Simple Cafeteria Plans

The recently passed healthcare reform bill amends Section 125 of the Internal Revenue Code (the “IRC”) to allow small employers to establish “simple cafeteria plans” for plan years beginning after December 31, 2010. If an eligible small employer satisfies the eligibility and contribution requirements discussed below, the employer can take advantage of a safe harbor from the nondiscrimination rules of Section 125. This means that these plans plan will be deemed to not discriminate in favor of highly compensated participants or key employees.

Who Is an Eligible Employer?

An eligible employer is an employer with an average of 100 or fewer employees during either of the two preceding years. To meet this requirement, a year can only be taken into account if the employer was in existence throughout the year. An employer who was not in existence throughout the previous year must base this determination on the average number of employees it reasonably expects to employ in the current year.

In addition, once an employer meets this eligibility requirement and establishes a simple cafeteria plan for any year, the employer will continue to be treated as an eligible employer for subsequent years, until its average number of employees reaches 200 or more.

What Are the Minimum Eligibility and Participation Requirements?

Eligible employees are those who are credited with at least 1,000 hours of service for the preceding year. However, the employer may choose to exclude:

  • Employees who have not attained age 21 before the close of the plan year
  • Employees who have less than 1 year of service with the employer as of any day during the plan year
  • Employees who are covered under a collective bargaining agreement in which cafeteria plan benefits were the subject of good faith bargaining
  • Nonresident aliens working outside the United States

Once an employee is eligible, he or she must be permitted to elect any benefit available under the plan, subject to any terms and conditions that are applicable to all participants.

What Are the Contribution Requirements?

To establish a simple cafeteria plan, an employer must make a contribution on behalf of every “qualified employee,” whether or not the qualified employee makes a salary deferral to the plan. A “qualified employee” includes any employee who is eligible to participate in the plan and who is not a highly compensated employee or a key employee (as those terms are defined in the IRC).

The contribution may equal either:

  • a uniform nonelective employer contribution equal to at least 2% of each qualified employee’s compensation; or
  • an amount not less than the lesser of:
  • 6% of the qualified employee’s compensation for the plan year; or
  • a matching contribution equal to twice the amount of the salary reduction contributions of each qualified employee.

If an employer decides to provide the matching contribution, it cannot provide a matching contribution to highly compensated or key employees at a rate greater than the matching contribution it provides to all other employees.

The employer must use the same method to calculate the minimum contribution for all nonhighly compensated employees.

In addition, an employer can make contributions to provide additional qualified benefits under the plan, as long as the above requirements are met. A qualified benefit is pretax benefit under a specific provision Section 125 of the IRC, such as accident and health benefits, adoption assistance, dependent care assistance, group-term life insurance coverage and health savings accounts. Long-term care insurance, however, is not a qualified benefit.

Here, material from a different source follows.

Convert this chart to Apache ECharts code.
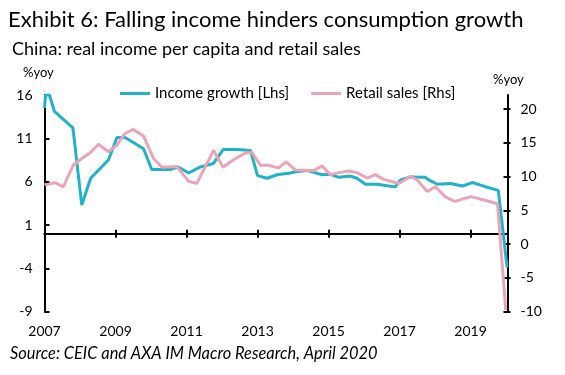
<!DOCTYPE html>
<html>
<head>
<meta charset="utf-8">
<script src="https://cdn.jsdelivr.net/npm/echarts@6/dist/echarts.min.js"></script>
<style>
html, body { margin: 0; padding: 0; background: #fff; }
#chart { width: 565px; height: 375px; }
</style>
</head>
<body>
<div id="chart"></div>
<script>
// income growth, %yoy (left axis), points as decimal years
var incomeDates = [2007.0, 2007.03, 2007.14, 2007.28, 2007.8, 2008.05, 2008.3, 2008.8, 2009.04, 2009.27, 2009.79, 2010.02, 2010.54, 2010.77, 2011.06, 2011.39, 2011.76, 2012.03, 2012.42, 2012.8, 2013.0, 2013.27, 2013.55, 2013.92, 2014.07, 2014.39, 2014.82, 2015.05, 2015.29, 2015.62, 2015.8, 2016.04, 2016.37, 2016.7, 2016.88, 2017.03, 2017.31, 2017.73, 2017.82, 2018.06, 2018.43, 2018.77, 2019.05, 2019.39, 2019.78, 2020.03];
var incomeValues = [14.5, 16, 16, 14.1, 12.2, 3.3, 6.4, 8.5, 11.1, 11.1, 9.8, 7.4, 7.4, 7.7, 7.0, 7.7, 8.1, 9.7, 9.7, 9.6, 6.7, 6.4, 6.8, 7.0, 7.15, 7.3, 6.8, 6.85, 6.5, 6.65, 6.4, 5.7, 5.7, 5.5, 5.4, 6.2, 6.55, 6.5, 6.2, 5.7, 5.8, 5.5, 5.9, 5.45, 5.0, -3.9];

// retail sales, %yoy (right axis)
var retailDates = [2007.0, 2007.11, 2007.3, 2007.53, 2007.81, 2008.05, 2008.28, 2008.52, 2008.8, 2009.04, 2009.27, 2009.5, 2009.79, 2010.07, 2010.31, 2010.73, 2011.06, 2011.29, 2011.76, 2012.03, 2012.32, 2012.65, 2012.84, 2013.08, 2013.3, 2013.59, 2013.81, 2014.06, 2014.58, 2014.82, 2015.05, 2015.29, 2015.57, 2015.8, 2016.09, 2016.32, 2016.55, 2016.98, 2017.31, 2017.5, 2017.78, 2018.01, 2018.29, 2018.55, 2019.01, 2019.37, 2019.76, 2019.99];
var retailValues = [8.8, 8.9, 9.1, 8.5, 11.7, 12.7, 13.5, 14.8, 13.7, 14.7, 16.4, 17.0, 16.0, 12.7, 11.4, 11.5, 9.3, 9.0, 13.9, 11.4, 12.5, 13.5, 13.6, 11.7, 11.7, 11.3, 12.2, 11.0, 10.9, 11.6, 10.3, 10.6, 10.85, 10.6, 9.8, 10.3, 9.6, 9.0, 10.05, 9.5, 7.8, 8.5, 7.0, 6.35, 7.04, 6.55, 6.0, -9.75];

// tick labels
var xTicks = [2007, 2009, 2011, 2013, 2015, 2017, 2019];
var leftTicks = [-9, -4, 1, 6, 11, 16];
var rightTicks = [-10, -5, 0, 5, 10, 15, 20];

var FONT = 'Lato';
var teal = '#1FB2C9';
var pink = '#EBA3B8';

function pairs(xs, ys) {
  var out = [];
  for (var i = 0; i < xs.length; i++) out.push([xs[i], ys[i]]);
  return out;
}

function txt(size, extra) {
  var s = { fontFamily: FONT, fontSize: size, fontWeight: 'normal', color: '#000' };
  for (var k in extra) s[k] = extra[k];
  return s;
}

var axisLineStyle = { color: '#000', width: 2 };

var option = {
  animation: false,
  backgroundColor: '#fff',
  textStyle: { fontFamily: FONT, color: '#000' },
  title: [
    { text: 'Exhibit 6: Falling income hinders consumption growth', left: 8, top: 9, padding: 0, textStyle: txt(22) },
    { text: 'China: real income per capita and retail sales', left: 12, top: 40, padding: 0, textStyle: txt(18) },
    { text: '%yoy', left: 23, top: 66, padding: 0, textStyle: txt(13) },
    { text: '%yoy', left: 493, top: 73, padding: 0, textStyle: txt(13) },
    { text: 'Source: CEIC and AXA IM Macro Research, April 2020', left: 10, top: 346, padding: 0,
      textStyle: txt(16.4, { fontStyle: 'italic' }) }
  ],
  legend: {
    left: 115, top: 81,
    icon: 'rect', itemWidth: 30, itemHeight: 3, itemGap: 22,
    textStyle: { fontFamily: FONT, fontSize: 15, color: '#000' },
    data: ['Income growth [Lhs]', 'Retail sales [Rhs]']
  },
  grid: { left: 44.5, right: 57.5, top: 95, bottom: 63.3 },
  xAxis: [
    { // labels at the bottom
      type: 'value', min: 2007, max: 2020.04, position: 'bottom',
      axisLine: { show: false, onZero: false }, axisTick: { show: false }, splitLine: { show: false },
      axisLabel: { customValues: xTicks, margin: 13, fontSize: 14, color: '#000', fontFamily: FONT,
        formatter: function (v) { return String(v); } }
    },
    { // zero line, ticks up
      type: 'value', min: 2007, max: 2020.04, position: 'bottom',
      axisLine: { show: true, onZero: true, onZeroAxisIndex: 0, lineStyle: axisLineStyle },
      axisTick: { show: true, inside: true, length: 4, customValues: xTicks, lineStyle: axisLineStyle },
      axisLabel: { show: false }, splitLine: { show: false }
    },
    { // zero line, ticks down
      type: 'value', min: 2007, max: 2020.04, position: 'bottom',
      axisLine: { show: true, onZero: true, onZeroAxisIndex: 0, lineStyle: axisLineStyle },
      axisTick: { show: true, inside: false, length: 4, customValues: xTicks, lineStyle: axisLineStyle },
      axisLabel: { show: false }, splitLine: { show: false }
    }
  ],
  yAxis: [
    {
      type: 'value', min: -9, max: 16, position: 'left',
      axisLine: { show: true, onZero: false, lineStyle: axisLineStyle },
      axisTick: { show: true, inside: true, length: 5, customValues: leftTicks, lineStyle: axisLineStyle },
      axisLabel: { customValues: leftTicks, margin: 12, fontSize: 14, color: '#000', fontFamily: FONT },
      splitLine: { show: false }
    },
    {
      type: 'value', min: -10, max: 22.1, position: 'right',
      axisLine: { show: true, onZero: false, lineStyle: axisLineStyle },
      axisTick: { show: true, inside: true, length: 4, customValues: rightTicks, lineStyle: axisLineStyle },
      axisLabel: { customValues: rightTicks, margin: 13, fontSize: 14, color: '#000', fontFamily: FONT },
      splitLine: { show: false }
    },
    {
      type: 'value', min: -10, max: 22.1, position: 'right',
      axisLine: { show: false, onZero: false },
      axisTick: { show: true, inside: false, length: 3, customValues: rightTicks, lineStyle: axisLineStyle },
      axisLabel: { show: false },
      splitLine: { show: false }
    }
  ],
  series: [
    {
      name: 'Income growth [Lhs]', type: 'line', xAxisIndex: 0, yAxisIndex: 0,
      symbol: 'none', color: teal,
      lineStyle: { color: teal, width: 3 },
      data: pairs(incomeDates, incomeValues)
    },
    {
      name: 'Retail sales [Rhs]', type: 'line', xAxisIndex: 0, yAxisIndex: 1,
      symbol: 'none', color: pink,
      lineStyle: { color: pink, width: 3 },
      data: pairs(retailDates, retailValues)
    }
  ]
};

var myChart = echarts.init(document.getElementById('chart'));
myChart.setOption(option);
</script>
</body>
</html>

Which Nondiscrimination Testing Is Treated as Being Met?

Once an employer meets the contribution and eligibility requirements above, the plan is treated as meeting certain applicable nondiscrimination testing. For example, an employer does not have to satisfy the “eligibility,” “contributions and benefits” and “key employee concentration” testing requirements of IRC sections 125(b)(1)(A), 125(b)(1)(B), and 125(b)(2), respectively. In addition, the nondiscrimination requirements for group term life insurance in IRC section 79(d), the requirements for self-insured medical expense reimbursement plans in Section 105(h), and the dependent care assistance requirements in IRC section 129(d) paragraphs (2), (3), (4), and (8) are also treated as satisfied if such benefits are provided through the simple cafeteria plan.

Conclusion

Because of the safe harbor afforded by the simple cafeteria rules, eligible employers may save on the administrative costs typically incurred in conducting nondiscrimination testing. In addition, small employers who otherwise would not pass testing due to the lack of utilization by non-key and non-highly compensated employees will be able to establish cafeteria plans to enable their employees to use pre-tax dollars to purchase cafeteria plan benefits such as medical, vision and dental coverage.